During the rituals portrayed in The Wound, the elders transmit orally their experiences and ancient stories to the next generation. Only with this knowledge, an individual can deserve the adult status in the tribe. Not achieving this status will be considered a humiliation for Xhosa people.
However, the circumcision tradition has also sparked many protests since the medical conditions during the act are completely unsafe. Since 1994, over 800 boys have died due to different infections, and many citizens have appealed to the government to stop this.
The critics have described this film as a heartbreaking tragedy about gay men hiding in the patriarchal society.
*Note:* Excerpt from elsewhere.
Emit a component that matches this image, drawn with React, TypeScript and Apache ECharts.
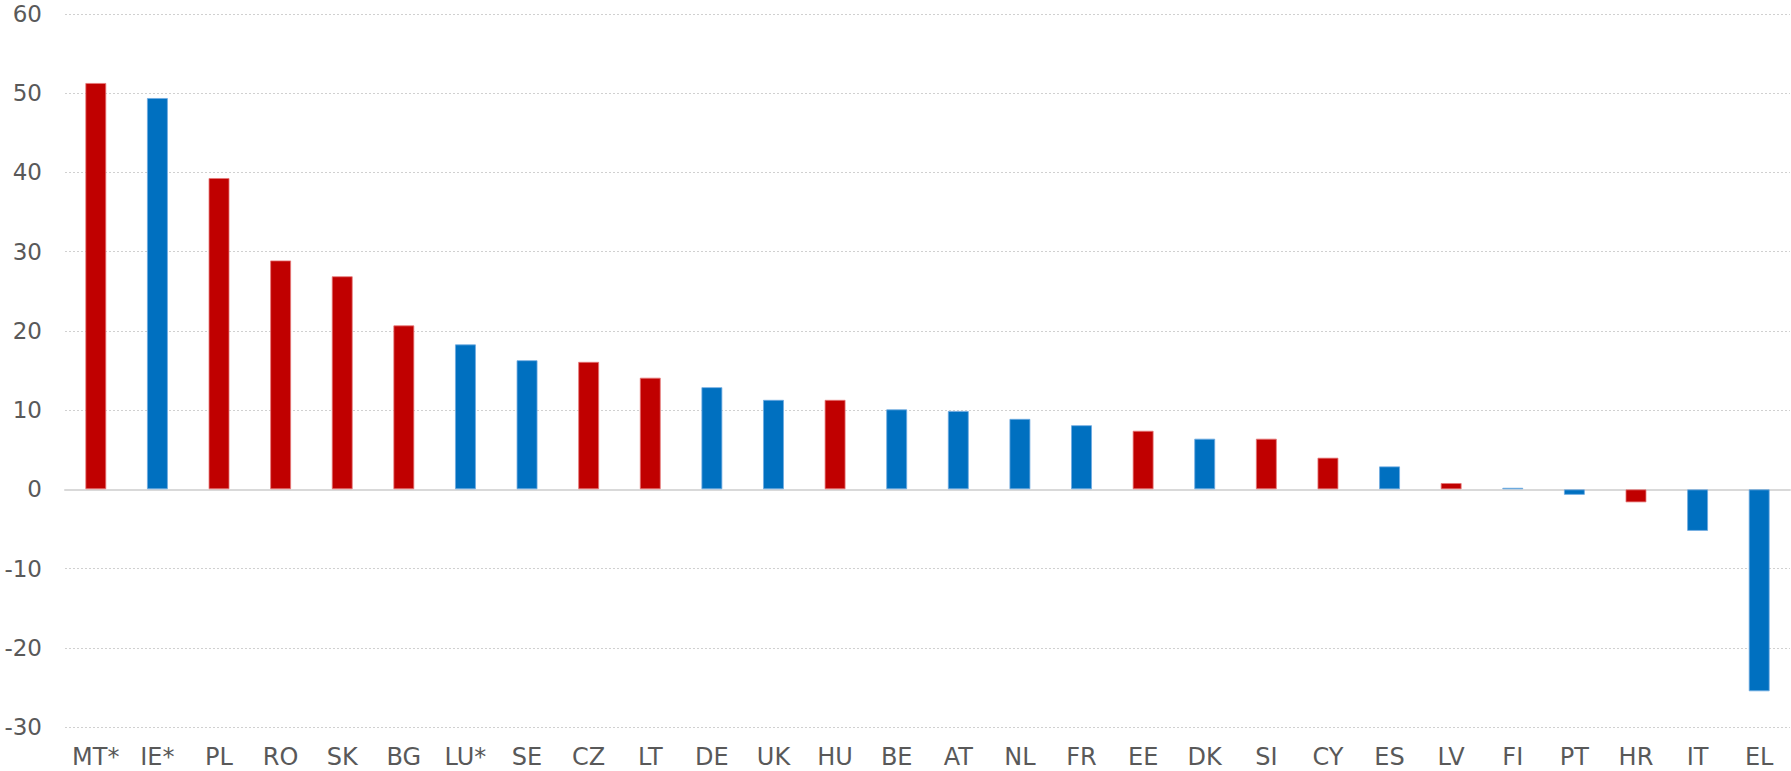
import React, { useEffect, useRef } from "react";
import * as echarts from "echarts";

const categories = ["MT*", "IE*", "PL", "RO", "SK", "BG", "LU*", "SE", "CZ", "LT", "DE", "UK", "HU", "BE", "AT", "NL", "FR", "EE", "DK", "SI", "CY", "ES", "LV", "FI", "PT", "HR", "IT", "EL"];
const values = [51.3, 49.4, 39.3, 28.9, 26.9, 20.7, 18.3, 16.3, 16.1, 14.1, 12.9, 11.3, 11.3, 10.1, 9.9, 8.9, 8.1, 7.4, 6.4, 6.4, 4.0, 2.9, 0.8, 0.2, -0.7, -1.65, -5.25, -25.5];
const groups = ["r", "b", "r", "r", "r", "r", "b", "b", "r", "r", "b", "b", "r", "b", "b", "b", "b", "r", "b", "r", "r", "b", "r", "b", "b", "r", "b", "b"];
const yTicks = { min: -30, max: 60, interval: 10 };

const RED = "#C00000";
const BLUE = "#0070C0";

export default function App() {
  const ref = useRef<HTMLDivElement>(null);
  useEffect(() => {
    if (!ref.current) return;
    const chart = echarts.init(ref.current, null, { renderer: "svg" });
    chart.setOption({
      animation: false,
      backgroundColor: "#ffffff",
      grid: { left: 65, right: 1, top: 14, bottom: 44, containLabel: false },
      xAxis: {
        type: "category",
        data: categories,
        axisLine: { show: true, onZero: true, lineStyle: { color: "#D9D9D9", width: 2 } },
        axisTick: { show: false },
        axisLabel: {
          show: true,
          interval: 0,
          color: "#595959",
          fontFamily: "DejaVu Sans",
          fontSize: 24,
          lineHeight: 22,
          margin: 19,
        },
        position: "bottom",
      },
      yAxis: {
        type: "value",
        min: yTicks.min,
        max: yTicks.max,
        interval: yTicks.interval,
        axisLine: { show: false },
        axisTick: { show: false },
        axisLabel: { color: "#595959", fontFamily: "DejaVu Sans", fontSize: 23, lineHeight: 22, margin: 23 },
        splitLine: { show: true, lineStyle: { color: "#D0D0D0", type: [2, 2], width: 1 } },
      },
      series: [
        {
          type: "bar",
          barWidth: 21,
          data: values.map((v, i) => ({
            value: v,
            itemStyle: {
              color: groups[i] === "r" ? RED : BLUE,
              borderColor: groups[i] === "r" ? "rgba(230,120,120,0.8)" : "rgba(110,170,225,0.8)",
              borderWidth: 1,
            },
          })),
        },
      ],
    });
    return () => chart.dispose();
  }, []);
  return <div ref={ref} style={{ position: "fixed", left: 0, top: 0, width: 1791, height: 771 }} />;
}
The saddest part of this film is the process of “self- castration.” We can see it in Xolani’s process of self-denial. When he has sex with Vija, he cannot even feel pleasure. After Vija has intercourse with him, Xolani gets rid of Vija’s hand with disgust. He knows that he just is an object for Vija to use, but he still longs for him. A desire that goes beyond sexual pleasure.
The second time that Xolani tries to get close to Vija and kisses him, he is pushed down forcing him to perform oral sex on him.
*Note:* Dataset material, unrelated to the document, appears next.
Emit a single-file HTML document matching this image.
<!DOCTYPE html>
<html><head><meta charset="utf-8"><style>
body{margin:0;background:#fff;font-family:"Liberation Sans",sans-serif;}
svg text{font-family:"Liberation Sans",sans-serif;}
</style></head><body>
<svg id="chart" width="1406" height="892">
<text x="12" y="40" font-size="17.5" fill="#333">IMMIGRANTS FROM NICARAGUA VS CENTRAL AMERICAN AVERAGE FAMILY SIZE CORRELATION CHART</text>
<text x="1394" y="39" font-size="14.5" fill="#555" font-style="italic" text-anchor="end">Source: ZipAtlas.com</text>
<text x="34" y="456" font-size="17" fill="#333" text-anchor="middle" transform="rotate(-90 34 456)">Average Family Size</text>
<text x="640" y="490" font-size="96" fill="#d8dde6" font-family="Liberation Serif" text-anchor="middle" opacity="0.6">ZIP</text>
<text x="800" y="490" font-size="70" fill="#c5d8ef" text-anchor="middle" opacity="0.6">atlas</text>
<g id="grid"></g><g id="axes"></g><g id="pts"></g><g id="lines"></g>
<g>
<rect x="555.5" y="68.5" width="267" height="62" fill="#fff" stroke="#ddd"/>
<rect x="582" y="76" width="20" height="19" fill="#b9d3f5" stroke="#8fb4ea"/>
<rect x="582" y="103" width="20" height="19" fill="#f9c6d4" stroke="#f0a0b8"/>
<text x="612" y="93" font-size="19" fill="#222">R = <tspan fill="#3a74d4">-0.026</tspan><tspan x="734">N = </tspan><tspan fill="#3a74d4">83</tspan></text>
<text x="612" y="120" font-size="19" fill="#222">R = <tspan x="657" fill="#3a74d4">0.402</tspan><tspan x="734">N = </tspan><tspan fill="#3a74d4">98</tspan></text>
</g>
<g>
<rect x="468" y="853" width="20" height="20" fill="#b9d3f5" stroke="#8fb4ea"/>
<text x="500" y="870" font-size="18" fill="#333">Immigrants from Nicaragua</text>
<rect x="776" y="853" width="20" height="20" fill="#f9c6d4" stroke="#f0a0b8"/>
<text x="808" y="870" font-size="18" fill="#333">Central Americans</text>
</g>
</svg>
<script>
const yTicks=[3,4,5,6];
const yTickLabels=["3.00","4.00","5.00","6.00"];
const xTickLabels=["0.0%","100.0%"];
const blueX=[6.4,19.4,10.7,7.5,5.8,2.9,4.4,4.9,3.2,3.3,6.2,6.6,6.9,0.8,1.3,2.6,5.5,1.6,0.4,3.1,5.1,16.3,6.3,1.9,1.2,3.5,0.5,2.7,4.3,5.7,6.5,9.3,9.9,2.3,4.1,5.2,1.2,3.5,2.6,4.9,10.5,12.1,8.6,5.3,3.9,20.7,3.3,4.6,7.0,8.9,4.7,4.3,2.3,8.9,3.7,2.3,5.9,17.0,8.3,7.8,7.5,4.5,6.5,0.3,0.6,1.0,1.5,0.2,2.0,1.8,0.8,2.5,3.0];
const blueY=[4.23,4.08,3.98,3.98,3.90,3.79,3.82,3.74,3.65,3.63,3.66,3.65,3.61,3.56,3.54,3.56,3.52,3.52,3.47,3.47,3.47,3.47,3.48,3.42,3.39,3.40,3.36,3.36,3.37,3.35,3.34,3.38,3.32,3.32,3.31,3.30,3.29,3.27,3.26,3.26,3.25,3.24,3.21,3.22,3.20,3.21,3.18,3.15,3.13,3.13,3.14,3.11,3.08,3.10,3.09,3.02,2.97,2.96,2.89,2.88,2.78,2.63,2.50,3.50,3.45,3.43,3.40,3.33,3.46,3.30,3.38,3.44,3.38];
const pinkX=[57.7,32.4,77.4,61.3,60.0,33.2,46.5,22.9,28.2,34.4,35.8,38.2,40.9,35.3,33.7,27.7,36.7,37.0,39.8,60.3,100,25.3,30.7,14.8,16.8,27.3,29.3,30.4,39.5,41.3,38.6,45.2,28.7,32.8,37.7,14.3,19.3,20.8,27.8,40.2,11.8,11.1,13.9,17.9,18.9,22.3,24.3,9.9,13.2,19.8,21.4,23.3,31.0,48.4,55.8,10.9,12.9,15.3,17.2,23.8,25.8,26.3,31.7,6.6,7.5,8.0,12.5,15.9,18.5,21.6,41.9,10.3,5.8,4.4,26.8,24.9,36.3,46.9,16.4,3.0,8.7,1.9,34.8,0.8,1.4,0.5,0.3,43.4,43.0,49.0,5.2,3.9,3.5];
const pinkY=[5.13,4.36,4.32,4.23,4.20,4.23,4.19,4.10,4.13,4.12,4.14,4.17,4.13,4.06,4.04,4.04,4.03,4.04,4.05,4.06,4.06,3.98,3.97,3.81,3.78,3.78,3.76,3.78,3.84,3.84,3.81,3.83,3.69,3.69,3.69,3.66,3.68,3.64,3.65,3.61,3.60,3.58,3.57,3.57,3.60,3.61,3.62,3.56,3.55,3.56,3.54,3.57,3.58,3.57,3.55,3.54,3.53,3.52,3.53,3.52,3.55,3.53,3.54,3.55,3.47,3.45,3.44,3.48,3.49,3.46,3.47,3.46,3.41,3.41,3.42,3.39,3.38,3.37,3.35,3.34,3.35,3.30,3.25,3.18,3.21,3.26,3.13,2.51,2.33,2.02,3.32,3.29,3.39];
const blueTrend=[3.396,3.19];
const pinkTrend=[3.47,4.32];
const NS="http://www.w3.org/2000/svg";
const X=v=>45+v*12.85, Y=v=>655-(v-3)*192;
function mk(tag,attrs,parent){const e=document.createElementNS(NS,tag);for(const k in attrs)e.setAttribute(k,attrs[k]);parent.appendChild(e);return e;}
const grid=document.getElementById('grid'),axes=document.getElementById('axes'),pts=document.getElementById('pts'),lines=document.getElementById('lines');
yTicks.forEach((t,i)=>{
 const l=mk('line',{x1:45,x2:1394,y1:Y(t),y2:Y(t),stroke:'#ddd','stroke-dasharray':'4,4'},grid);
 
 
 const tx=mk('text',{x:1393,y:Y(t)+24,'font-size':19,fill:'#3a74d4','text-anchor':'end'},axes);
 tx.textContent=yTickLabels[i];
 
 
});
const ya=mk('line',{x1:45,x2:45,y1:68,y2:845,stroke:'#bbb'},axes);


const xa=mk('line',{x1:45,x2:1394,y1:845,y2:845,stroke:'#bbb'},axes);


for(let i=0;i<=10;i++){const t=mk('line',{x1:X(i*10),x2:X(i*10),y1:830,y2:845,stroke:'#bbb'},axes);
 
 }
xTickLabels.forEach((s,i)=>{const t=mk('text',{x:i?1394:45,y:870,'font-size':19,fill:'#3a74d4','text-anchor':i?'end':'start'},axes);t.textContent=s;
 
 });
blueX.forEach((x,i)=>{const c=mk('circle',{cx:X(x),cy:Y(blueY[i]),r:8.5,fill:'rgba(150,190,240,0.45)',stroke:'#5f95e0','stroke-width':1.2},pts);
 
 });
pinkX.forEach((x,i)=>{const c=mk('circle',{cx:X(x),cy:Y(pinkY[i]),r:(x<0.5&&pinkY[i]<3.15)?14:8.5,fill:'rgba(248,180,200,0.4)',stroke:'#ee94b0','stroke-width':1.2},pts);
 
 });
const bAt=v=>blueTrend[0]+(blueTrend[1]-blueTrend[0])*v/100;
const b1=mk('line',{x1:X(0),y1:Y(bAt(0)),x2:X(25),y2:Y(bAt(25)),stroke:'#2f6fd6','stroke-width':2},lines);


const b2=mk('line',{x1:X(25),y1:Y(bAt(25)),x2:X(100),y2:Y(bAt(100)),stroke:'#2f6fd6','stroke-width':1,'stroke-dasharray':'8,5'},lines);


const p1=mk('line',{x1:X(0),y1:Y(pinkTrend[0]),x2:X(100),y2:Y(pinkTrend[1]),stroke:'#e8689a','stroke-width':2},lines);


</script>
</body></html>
The third time, Xolani gives Vija money. Their interaction becomes more tender as Vija kisses him back.
The last time, they make love, but it becomes a dangerous situation after Kwanda sees everything.
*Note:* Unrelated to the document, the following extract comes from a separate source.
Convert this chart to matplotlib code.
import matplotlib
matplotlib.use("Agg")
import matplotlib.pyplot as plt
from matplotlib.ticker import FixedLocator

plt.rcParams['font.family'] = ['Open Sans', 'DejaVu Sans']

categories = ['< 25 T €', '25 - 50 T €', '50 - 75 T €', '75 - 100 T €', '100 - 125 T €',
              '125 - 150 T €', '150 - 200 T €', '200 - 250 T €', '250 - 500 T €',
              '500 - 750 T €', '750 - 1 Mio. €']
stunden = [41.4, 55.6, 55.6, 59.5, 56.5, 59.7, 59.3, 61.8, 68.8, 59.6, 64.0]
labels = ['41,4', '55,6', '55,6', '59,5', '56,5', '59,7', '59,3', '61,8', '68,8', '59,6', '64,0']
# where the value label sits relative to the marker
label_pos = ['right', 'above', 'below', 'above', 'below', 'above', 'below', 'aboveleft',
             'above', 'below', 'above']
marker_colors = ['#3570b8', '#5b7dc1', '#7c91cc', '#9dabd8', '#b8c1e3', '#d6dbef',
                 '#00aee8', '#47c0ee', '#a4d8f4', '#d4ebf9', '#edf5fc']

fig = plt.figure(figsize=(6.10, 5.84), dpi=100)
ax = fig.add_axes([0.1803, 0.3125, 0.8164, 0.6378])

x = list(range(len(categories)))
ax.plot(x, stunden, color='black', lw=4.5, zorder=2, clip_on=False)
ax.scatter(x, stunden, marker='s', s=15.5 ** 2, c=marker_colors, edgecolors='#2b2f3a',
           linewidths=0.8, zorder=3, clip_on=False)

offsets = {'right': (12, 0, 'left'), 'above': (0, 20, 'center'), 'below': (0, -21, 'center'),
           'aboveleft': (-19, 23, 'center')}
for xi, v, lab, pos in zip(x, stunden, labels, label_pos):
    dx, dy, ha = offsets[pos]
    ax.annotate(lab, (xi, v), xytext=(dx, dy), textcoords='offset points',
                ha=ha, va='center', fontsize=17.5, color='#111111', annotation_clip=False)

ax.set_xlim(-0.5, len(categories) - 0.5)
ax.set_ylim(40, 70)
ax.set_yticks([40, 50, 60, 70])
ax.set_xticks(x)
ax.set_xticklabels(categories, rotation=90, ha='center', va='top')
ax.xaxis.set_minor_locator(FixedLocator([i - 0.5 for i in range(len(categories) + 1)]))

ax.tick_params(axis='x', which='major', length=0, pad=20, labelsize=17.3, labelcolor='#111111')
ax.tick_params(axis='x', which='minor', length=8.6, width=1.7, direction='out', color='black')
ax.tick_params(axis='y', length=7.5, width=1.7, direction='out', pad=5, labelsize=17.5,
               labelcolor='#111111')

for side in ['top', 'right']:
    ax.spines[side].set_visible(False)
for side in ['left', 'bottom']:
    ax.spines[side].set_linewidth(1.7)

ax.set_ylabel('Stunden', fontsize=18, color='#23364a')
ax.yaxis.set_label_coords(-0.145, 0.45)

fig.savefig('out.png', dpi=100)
Kwanda’s journey parallels that of Xolani and is a personification of his desires. Xolani longs for the urban life Kwanda has, but still needs to come back to his hometown because deep in his hearts he also wants to be accepted into this patriarchal society.
As the story develops, Kwanda’s questions Xolani’s actions: “Vija doesn’t love you, he doesn’t care about you. He uses you like a tool,” “why did you come back?” “Why you are so afraid to be your true self?”
Kwanda calls Xolani to face his desires to be brave and to challenge traditions.
Surely, in the end, we see how Xolani treats this “inner self.” He not only neglects it but also kills it. (Spoiler! Xolani kills Kwanda and, thus, his desires). Although Xolani can run away from this place and go to the city, he still chooses to repress himself and humbly wait for the patriarchal society to accept him, even though he has the lowest status in this society.
Certainly, the South African government should get involved and figure out a way to improve the health conditions of their rituals to prevent more deaths. However, it is difficult to judge the righteousness of their traditions from an external point of view. It is difficult for us to truly fathom Xolani’s acts.
The reason why this film has attracted so much attention may be curiosity for the “unknown.” Besides, the director did not even present the full details of the adulthood ritual since he could not have access to them (the ritual is very secretive, even the women of the tribe do not know anything about it.). So, the version we see on the film may be a meaningless simplification, which may or may have not also lead to the rejection to the film from the Xhosa tribe.
Gay men’s “castrated situation” in such a patriarchal society is a common recurring theme we have seen in filmographies from different countries, from the East to the West. It is a difficult situation to just be a spectator to these wounds and not be able to promote change. We can only hope from films of this sort to learn, to learn how to get rid of our prejudices and understand different cultures. Only this way we will be able to reach common ground that will help our society evolve.